Ainsi, c'est à juste titre que le Tribunal a retenu que l'appelant restait devoir à l'intimée un montant de 600'000 fr. et devait être débouté de ses conclusions.

Par conséquent, le jugement entrepris sera confirmé.

3. Les frais judiciaires d'appel seront arrêtés à 20'000 fr. (art. 5, 17 et 35 RTFMC) et mis à la charge de l'appelant, qui succombe (art. 106 al. 1 CPC). Ils seront compensés avec l'avance versée par le précité, qui reste acquise à l'Etat de Genève (art. 111 al. 1 CPC).

L'appelant sera en outre condamné à verser à l'intimée des dépens d'appel de 17'000 fr. (art. 105 al. 2, 111 al. 2 CPC; art. 84, 85 al. 1 et 90 RTFMC; art. 23
al. 1 LaCC), débours et TVA compris (art. 25 et 26 LaCC).

* * * * *


PAR CES MOTIFS,
La Chambre civile :

A la forme :

Déclare recevable l'appel interjeté le 14 octobre 2021 par A______ contre le jugement JTPI/11047/2021 rendu le 3 septembre 2021 par le Tribunal de première instance dans la cause C/9058/2020.

Au fond :

Confirme le jugement entrepris.

Déboute les parties de toutes autres conclusions.

Sur les frais :

Arrête les frais judiciaires d'appel à 20'000 fr. et les compense avec l'avance effectuée par A______, qui reste acquise à l'Etat de Genève.

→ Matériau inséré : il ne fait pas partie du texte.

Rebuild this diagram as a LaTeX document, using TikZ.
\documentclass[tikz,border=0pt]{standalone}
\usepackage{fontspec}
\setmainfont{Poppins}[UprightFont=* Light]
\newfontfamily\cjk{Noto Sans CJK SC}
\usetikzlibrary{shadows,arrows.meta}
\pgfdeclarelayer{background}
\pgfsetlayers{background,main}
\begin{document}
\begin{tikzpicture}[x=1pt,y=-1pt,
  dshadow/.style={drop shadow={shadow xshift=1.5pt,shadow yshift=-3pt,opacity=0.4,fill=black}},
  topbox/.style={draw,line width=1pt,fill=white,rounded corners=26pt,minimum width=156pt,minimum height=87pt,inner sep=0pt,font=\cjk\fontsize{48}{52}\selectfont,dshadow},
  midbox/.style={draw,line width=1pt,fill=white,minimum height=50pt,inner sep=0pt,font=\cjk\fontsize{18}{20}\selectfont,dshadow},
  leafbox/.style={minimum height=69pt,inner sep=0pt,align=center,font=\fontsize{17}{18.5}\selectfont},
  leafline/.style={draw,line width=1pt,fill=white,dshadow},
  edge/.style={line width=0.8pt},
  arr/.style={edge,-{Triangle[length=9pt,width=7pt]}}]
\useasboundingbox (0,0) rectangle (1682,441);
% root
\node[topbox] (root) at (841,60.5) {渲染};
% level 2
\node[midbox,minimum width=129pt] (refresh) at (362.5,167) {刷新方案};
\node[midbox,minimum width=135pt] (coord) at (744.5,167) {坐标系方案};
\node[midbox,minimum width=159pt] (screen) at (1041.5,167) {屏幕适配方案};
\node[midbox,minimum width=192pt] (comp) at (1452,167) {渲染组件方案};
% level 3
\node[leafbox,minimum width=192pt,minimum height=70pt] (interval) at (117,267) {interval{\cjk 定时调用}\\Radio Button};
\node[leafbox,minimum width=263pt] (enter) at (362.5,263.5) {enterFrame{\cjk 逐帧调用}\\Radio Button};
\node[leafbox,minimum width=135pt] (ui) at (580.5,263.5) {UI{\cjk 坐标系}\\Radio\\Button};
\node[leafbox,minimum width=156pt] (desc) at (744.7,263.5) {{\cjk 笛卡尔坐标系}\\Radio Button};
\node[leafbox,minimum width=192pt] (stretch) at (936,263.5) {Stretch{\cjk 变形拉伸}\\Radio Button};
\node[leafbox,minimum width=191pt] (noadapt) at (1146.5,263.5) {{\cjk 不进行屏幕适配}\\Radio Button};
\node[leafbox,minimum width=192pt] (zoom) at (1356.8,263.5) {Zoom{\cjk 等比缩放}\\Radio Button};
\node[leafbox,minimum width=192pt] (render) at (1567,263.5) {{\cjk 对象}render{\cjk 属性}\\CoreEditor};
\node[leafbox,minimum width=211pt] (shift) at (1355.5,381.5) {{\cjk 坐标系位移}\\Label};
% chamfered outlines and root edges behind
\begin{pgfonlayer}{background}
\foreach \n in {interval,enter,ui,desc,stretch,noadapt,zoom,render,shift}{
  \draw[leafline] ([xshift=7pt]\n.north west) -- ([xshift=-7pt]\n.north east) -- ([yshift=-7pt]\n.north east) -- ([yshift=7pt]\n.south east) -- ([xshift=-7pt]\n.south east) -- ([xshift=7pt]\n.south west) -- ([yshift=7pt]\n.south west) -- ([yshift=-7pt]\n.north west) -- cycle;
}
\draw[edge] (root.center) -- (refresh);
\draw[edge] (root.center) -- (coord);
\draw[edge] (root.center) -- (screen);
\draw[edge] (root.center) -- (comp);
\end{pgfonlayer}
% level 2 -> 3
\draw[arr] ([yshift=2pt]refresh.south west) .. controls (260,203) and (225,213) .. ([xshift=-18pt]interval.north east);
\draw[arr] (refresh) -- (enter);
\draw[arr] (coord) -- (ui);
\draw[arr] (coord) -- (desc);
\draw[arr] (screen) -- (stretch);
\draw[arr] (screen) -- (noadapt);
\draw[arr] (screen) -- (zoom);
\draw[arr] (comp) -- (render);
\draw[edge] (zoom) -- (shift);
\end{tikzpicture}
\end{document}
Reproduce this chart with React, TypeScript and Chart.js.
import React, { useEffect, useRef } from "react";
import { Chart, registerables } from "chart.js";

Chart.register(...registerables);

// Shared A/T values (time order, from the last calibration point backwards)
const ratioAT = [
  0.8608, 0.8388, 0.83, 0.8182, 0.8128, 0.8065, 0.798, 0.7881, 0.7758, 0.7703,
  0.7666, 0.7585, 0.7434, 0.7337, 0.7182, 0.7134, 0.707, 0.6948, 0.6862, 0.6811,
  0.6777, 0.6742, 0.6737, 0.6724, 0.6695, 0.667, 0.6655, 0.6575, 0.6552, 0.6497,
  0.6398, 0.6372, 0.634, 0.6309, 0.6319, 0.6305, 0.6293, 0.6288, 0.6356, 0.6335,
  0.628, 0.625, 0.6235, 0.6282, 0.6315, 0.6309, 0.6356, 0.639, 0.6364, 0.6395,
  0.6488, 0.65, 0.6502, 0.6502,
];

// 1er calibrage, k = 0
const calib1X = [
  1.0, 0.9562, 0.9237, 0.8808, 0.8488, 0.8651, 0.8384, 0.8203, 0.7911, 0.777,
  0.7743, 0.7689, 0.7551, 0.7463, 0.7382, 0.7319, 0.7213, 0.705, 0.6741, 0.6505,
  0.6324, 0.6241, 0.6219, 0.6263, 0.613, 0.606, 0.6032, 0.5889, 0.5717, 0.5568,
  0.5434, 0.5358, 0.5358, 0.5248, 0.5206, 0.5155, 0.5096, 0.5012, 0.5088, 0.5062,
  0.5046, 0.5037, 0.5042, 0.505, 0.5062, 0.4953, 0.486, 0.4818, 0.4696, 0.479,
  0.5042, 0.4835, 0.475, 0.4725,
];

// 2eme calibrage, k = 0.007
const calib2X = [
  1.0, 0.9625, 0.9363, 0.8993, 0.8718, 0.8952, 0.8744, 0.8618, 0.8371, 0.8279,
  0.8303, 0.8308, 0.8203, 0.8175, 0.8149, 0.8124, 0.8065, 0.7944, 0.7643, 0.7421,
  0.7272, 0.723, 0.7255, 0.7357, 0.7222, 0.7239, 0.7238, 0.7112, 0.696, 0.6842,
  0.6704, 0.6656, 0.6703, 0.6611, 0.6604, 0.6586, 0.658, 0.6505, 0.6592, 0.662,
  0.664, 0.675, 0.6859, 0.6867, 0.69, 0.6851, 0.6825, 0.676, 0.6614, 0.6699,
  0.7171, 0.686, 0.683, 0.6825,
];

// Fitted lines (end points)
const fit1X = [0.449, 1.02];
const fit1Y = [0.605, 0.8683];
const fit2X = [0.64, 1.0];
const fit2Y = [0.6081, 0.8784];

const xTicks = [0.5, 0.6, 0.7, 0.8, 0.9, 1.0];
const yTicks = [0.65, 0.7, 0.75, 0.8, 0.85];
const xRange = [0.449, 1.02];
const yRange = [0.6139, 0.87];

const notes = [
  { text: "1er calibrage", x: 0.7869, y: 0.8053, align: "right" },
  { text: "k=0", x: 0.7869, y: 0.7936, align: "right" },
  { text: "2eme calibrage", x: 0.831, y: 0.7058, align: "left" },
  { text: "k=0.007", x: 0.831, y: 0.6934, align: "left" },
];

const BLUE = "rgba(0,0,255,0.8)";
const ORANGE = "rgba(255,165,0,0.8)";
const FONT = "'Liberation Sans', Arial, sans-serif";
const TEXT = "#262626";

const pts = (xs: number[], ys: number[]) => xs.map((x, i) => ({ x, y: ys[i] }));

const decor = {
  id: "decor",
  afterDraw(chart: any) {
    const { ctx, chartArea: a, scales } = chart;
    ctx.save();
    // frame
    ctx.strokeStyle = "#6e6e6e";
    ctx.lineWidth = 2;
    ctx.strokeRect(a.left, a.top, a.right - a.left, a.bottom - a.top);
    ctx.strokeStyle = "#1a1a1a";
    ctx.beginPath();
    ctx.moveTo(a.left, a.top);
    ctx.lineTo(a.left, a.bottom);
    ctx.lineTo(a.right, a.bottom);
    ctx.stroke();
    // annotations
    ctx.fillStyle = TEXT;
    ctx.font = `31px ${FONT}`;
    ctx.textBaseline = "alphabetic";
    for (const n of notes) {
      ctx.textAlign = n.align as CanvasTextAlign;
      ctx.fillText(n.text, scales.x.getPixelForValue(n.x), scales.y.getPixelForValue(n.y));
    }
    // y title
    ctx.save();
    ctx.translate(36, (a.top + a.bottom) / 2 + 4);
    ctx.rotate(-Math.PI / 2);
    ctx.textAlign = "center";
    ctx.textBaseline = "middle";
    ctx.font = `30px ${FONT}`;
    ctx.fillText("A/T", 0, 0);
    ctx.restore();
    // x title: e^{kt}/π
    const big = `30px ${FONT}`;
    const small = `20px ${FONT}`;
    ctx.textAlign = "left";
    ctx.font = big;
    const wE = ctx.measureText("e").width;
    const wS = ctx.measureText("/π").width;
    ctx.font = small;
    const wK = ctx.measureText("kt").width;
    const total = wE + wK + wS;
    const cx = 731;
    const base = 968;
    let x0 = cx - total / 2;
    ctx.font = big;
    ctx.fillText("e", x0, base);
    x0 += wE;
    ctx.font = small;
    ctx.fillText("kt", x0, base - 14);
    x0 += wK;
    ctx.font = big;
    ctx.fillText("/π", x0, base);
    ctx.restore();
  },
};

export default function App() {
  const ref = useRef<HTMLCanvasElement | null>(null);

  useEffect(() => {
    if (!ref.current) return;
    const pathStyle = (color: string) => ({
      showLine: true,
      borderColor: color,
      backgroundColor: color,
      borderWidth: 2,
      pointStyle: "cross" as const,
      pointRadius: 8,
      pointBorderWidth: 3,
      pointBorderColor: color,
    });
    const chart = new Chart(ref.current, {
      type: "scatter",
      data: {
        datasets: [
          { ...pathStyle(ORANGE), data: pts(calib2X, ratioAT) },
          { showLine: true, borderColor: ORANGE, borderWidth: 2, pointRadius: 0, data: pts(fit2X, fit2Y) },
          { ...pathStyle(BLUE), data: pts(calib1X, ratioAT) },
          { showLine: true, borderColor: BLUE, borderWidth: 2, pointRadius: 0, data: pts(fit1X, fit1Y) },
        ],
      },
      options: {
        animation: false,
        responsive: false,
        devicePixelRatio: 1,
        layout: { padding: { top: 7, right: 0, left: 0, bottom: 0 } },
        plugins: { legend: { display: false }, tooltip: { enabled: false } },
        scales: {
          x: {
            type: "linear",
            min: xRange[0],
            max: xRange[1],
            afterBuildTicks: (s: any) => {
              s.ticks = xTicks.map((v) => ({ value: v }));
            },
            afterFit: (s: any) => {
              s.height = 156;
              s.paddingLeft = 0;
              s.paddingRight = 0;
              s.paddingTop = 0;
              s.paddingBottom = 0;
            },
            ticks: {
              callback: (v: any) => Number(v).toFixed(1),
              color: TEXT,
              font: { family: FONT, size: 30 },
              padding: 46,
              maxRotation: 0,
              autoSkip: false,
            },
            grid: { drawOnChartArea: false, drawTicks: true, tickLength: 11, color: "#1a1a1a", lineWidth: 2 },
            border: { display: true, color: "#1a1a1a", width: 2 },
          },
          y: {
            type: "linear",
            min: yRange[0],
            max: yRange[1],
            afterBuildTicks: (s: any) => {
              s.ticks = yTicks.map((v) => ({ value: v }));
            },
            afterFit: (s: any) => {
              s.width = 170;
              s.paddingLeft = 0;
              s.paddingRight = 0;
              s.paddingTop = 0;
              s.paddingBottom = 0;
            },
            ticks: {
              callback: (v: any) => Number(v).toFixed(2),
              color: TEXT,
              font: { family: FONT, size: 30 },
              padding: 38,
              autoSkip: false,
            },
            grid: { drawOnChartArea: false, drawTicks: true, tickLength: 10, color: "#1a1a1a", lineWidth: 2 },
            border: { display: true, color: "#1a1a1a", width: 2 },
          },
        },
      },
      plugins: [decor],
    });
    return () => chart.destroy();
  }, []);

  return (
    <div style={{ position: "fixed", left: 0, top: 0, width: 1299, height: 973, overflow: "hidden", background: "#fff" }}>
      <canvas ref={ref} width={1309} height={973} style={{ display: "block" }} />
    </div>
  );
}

Condamne A______ à verser la somme de 17'000 fr. à B______ SA à titre de dépens d'appel.

Siégeant :

Madame Jocelyne DEVILLE-CHAVANNE, présidente; Madame Verena PEDRAZZINI RIZZI, Madame Nathalie LANDRY-BARTHE, juges; Madame Jessica ATHMOUNI, greffière.

 

 

 

 

 

 

 

 

 

 

 

 

 

 

 

 

Indication des voies de recours :

 

Conformément aux art. 72 ss de la loi fédérale sur le Tribunal fédéral du 17 juin 2005 (LTF; RS 173.110), le présent arrêt peut être porté dans les trente jours qui suivent sa notification avec expédition complète (art. 100 al. 1 LTF) par-devant le Tribunal fédéral par la voie du recours en matière civile.

 

Le recours doit être adressé au Tribunal fédéral, 1000 Lausanne 14.

 

Valeur litigieuse des conclusions pécuniaires au sens de la LTF supérieure ou égale à 30'000 fr.